Because the charges involve violence, all proceedings against Mychal Bell -- including hearings, the trial and sentencing -- will be public even though Bell is being tried as a juvenile, state District Judge Thomas Yeager decided.
"We need to have public trials so the public has confidence in what we do," Yeager said during a hearing in a lawsuit filed by media organizations covering the so-called Jena Six.
The district judge presiding over Bell's trial, J.P. Mauffray, agreed last week to open the trial but insisted on keeping media and the public out of the hearings leading up to it. Yeager handled the media lawsuit since Mauffray is a defendant in it.
Bell, 17, faces trial Dec. 6 on charges of aggravated second-degree battery and conspiracy in an attack last December on Justin Barker, a White student at Jena High School. Barker spent several hours in the emergency room but attended a school event later in the day.
Bell originally was charged as an adult with attempted murder. That charge was reduced before a jury convicted him in June of aggravated second-degree battery. In September that verdict was thrown out and Bell was ordered tried as a juvenile.

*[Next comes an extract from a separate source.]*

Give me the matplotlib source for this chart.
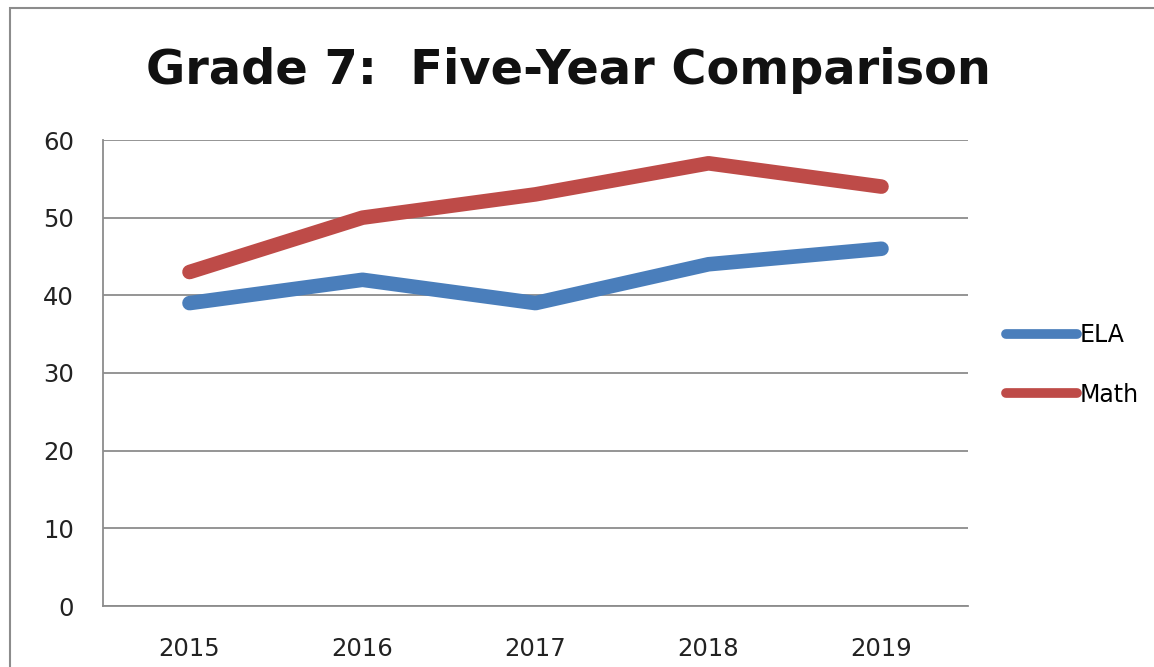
import matplotlib
matplotlib.use("Agg")
import matplotlib.pyplot as plt
from matplotlib.patches import Rectangle

years = ["2015", "2016", "2017", "2018", "2019"]
ela = [39, 42, 39, 44, 46]
math_scores = [43, 50, 53, 57, 54]
yticks = [0, 10, 20, 30, 40, 50, 60]

blue = "#4a7ebb"
red = "#be4b48"
grid_c = "#8c8c8c"

fig = plt.figure(figsize=(11.54, 6.67), dpi=100)
ax = fig.add_axes([103/1154, 1-606/667, (968-103)/1154, (606-140)/667])

x = list(range(len(years)))
ax.plot(x, ela, color=blue, lw=10.5, solid_capstyle="round", solid_joinstyle="round", label="ELA")
ax.plot(x, math_scores, color=red, lw=10.5, solid_capstyle="round", solid_joinstyle="round", label="Math")

ax.set_xlim(-0.5, len(years) - 0.5)
ax.set_ylim(0, 60)
ax.set_yticks(yticks)
ax.set_xticks(x)
ax.set_xticklabels(years)
ax.yaxis.grid(True, color=grid_c, lw=1.3)
ax.set_axisbelow(True)
for s in ["top", "right"]:
    ax.spines[s].set_visible(False)
for s in ["left", "bottom"]:
    ax.spines[s].set_color(grid_c)
    ax.spines[s].set_linewidth(1.3)
ax.tick_params(axis="both", length=0, labelsize=17.5, colors="#222222")
ax.tick_params(axis="y", pad=21)
ax.tick_params(axis="x", pad=22)

fig.text(568/1154, 1-70/667, "Grade 7:  Five-Year Comparison", ha="center", va="center",
         fontsize=34.5, fontweight="bold", color="#111111")

leg = fig.legend(loc="center left", bbox_to_anchor=(1006/1154, 1-365/667), frameon=False,
                 fontsize=17, handlelength=3.0, handletextpad=0.12, labelspacing=1.5,
                 borderpad=0, borderaxespad=0)
for ln in leg.get_lines():
    ln.set_linewidth(7)
    ln.set_solid_capstyle("round")

fig.patches.append(Rectangle((10/1154, -0.2), 1.5, 1.2 - 8/667, transform=fig.transFigure,
                             fill=False, edgecolor="#8c8c8c", lw=1.5))

fig.savefig("out.png", dpi=100, facecolor="white")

The charges against Bell and five others sparked a huge civil rights demonstration in Jena in September. Critics accused prosecutor Reed Walters of treating Blacks more harshly than Whites, because his office didn't file charges against three White teens accused of hanging nooses in a tree at the high school shortly before the attack on Barker.

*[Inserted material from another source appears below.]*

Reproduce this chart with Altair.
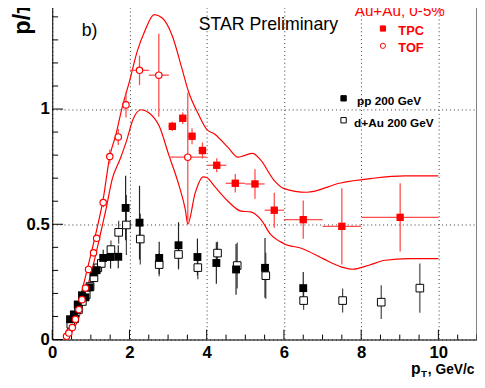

Walters maintained that state law blocked him from charging anyone over the nooses.
The Associated Press and 24 other news organizations went to court for permission to attend hearings in Bell's case, and to review transcripts of previous hearings and other court records in the central Louisiana case.
"This is a victory for the media and for the public and for a citizen's right to know what is going on," said Mary Ellen Roy, an attorney for the media.
Yeager denied an argument by Don Wilson, a lawyer for Mauffray, that Yeager did not have the right to rule against another judge of equal standing. Yeager said a higher court should decide that question.